== Goal of the exercise ==
Reproduce every line of the listing as written, apart from the pictures.

== Dataset content ==
--------
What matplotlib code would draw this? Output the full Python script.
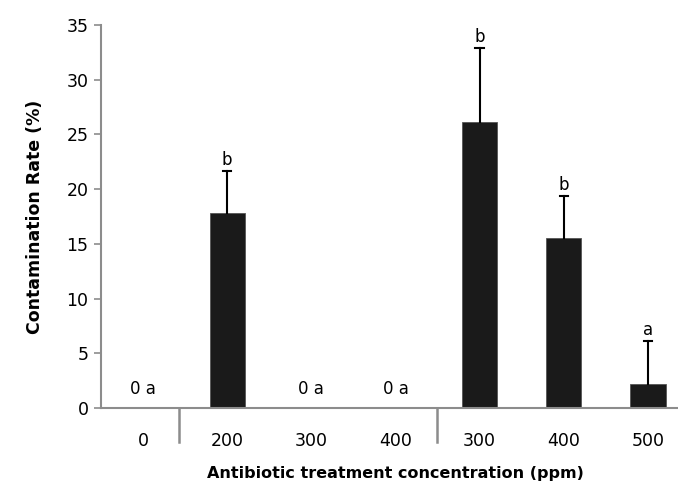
import numpy as np
import matplotlib
matplotlib.use("Agg")
import matplotlib.pyplot as plt

labels = ["0", "200", "300", "400", "300", "400", "500"]
rate = [0, 17.8, 0, 0, 26.1, 15.5, 2.2]
err = [0, 3.85, 0, 0, 6.8, 3.9, 3.9]
letters = ["0 a", "b", "0 a", "0 a", "b", "b", "a"]
separators = [0.43, 3.49]

grey = "#8c8c8c"
x = np.arange(len(labels))

fig = plt.figure(figsize=(6.78, 4.86), dpi=100)
ax = fig.add_axes([101 / 678, 1 - 408 / 486, 589 / 678, 383 / 486])

ax.bar(x, rate, width=0.42, color="#1a1a1a", edgecolor="#555555", linewidth=0.6, zorder=2)

# upper error bars only, with a cap on top
for i in range(len(x)):
    if err[i] > 0:
        top = rate[i] + err[i]
        ax.plot([x[i], x[i]], [rate[i], top], color="black", lw=1.5, zorder=3)
        ax.plot([x[i] - 0.05, x[i] + 0.05], [top, top], color="black", lw=1.5, zorder=3)

for i, t in enumerate(letters):
    top = rate[i] + err[i]
    if rate[i] == 0:
        ax.text(x[i], 0.9, t, ha="center", va="bottom", fontsize=12)
    else:
        ax.text(x[i], top + 0.2, t, ha="center", va="bottom", fontsize=12)

ax.set_xlim(-0.5, 6.5)
ax.set_ylim(0, 35)
ax.set_yticks(np.arange(0, 36, 5))
ax.set_xticks(x)
ax.set_xticklabels(labels)
ax.tick_params(axis="x", length=0, pad=17, labelsize=12.5)
ax.tick_params(axis="y", length=5, color=grey, width=1.2, labelsize=12.5, pad=4)

for s in ["top", "right"]:
    ax.spines[s].set_visible(False)
for s in ["left", "bottom"]:
    ax.spines[s].set_color(grey)
    ax.spines[s].set_linewidth(1.5)

for sx in separators:
    ax.plot([sx, sx], [0, -3.1], color=grey, lw=1.8, clip_on=False)

ax.set_ylabel("Contamination Rate (%)", fontsize=12.5, fontweight="bold", labelpad=16)
ax.set_xlabel("Antibiotic treatment concentration (ppm)", fontsize=11.5, fontweight="bold", labelpad=12)

fig.savefig("out.png", dpi=100)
--------
== Task result ==
What matplotlib code would draw this? Output the full Python script.
import numpy as np
import matplotlib
matplotlib.use("Agg")
import matplotlib.pyplot as plt

labels = ["0", "200", "300", "400", "300", "400", "500"]
rate = [0, 17.8, 0, 0, 26.1, 15.5, 2.2]
err = [0, 3.85, 0, 0, 6.8, 3.9, 3.9]
letters = ["0 a", "b", "0 a", "0 a", "b", "b", "a"]
separators = [0.43, 3.49]

grey = "#8c8c8c"
x = np.arange(len(labels))

fig = plt.figure(figsize=(6.78, 4.86), dpi=100)
ax = fig.add_axes([101 / 678, 1 - 408 / 486, 589 / 678, 383 / 486])

ax.bar(x, rate, width=0.42, color="#1a1a1a", edgecolor="#555555", linewidth=0.6, zorder=2)

# upper error bars only, with a cap on top
for i in range(len(x)):
    if err[i] > 0:
        top = rate[i] + err[i]
        ax.plot([x[i], x[i]], [rate[i], top], color="black", lw=1.5, zorder=3)
        ax.plot([x[i] - 0.05, x[i] + 0.05], [top, top], color="black", lw=1.5, zorder=3)

for i, t in enumerate(letters):
    top = rate[i] + err[i]
    if rate[i] == 0:
        ax.text(x[i], 0.9, t, ha="center", va="bottom", fontsize=12)
    else:
        ax.text(x[i], top + 0.2, t, ha="center", va="bottom", fontsize=12)

ax.set_xlim(-0.5, 6.5)
ax.set_ylim(0, 35)
ax.set_yticks(np.arange(0, 36, 5))
ax.set_xticks(x)
ax.set_xticklabels(labels)
ax.tick_params(axis="x", length=0, pad=17, labelsize=12.5)
ax.tick_params(axis="y", length=5, color=grey, width=1.2, labelsize=12.5, pad=4)

for s in ["top", "right"]:
    ax.spines[s].set_visible(False)
for s in ["left", "bottom"]:
    ax.spines[s].set_color(grey)
    ax.spines[s].set_linewidth(1.5)

for sx in separators:
    ax.plot([sx, sx], [0, -3.1], color=grey, lw=1.8, clip_on=False)

ax.set_ylabel("Contamination Rate (%)", fontsize=12.5, fontweight="bold", labelpad=16)
ax.set_xlabel("Antibiotic treatment concentration (ppm)", fontsize=11.5, fontweight="bold", labelpad=12)

fig.savefig("out.png", dpi=100)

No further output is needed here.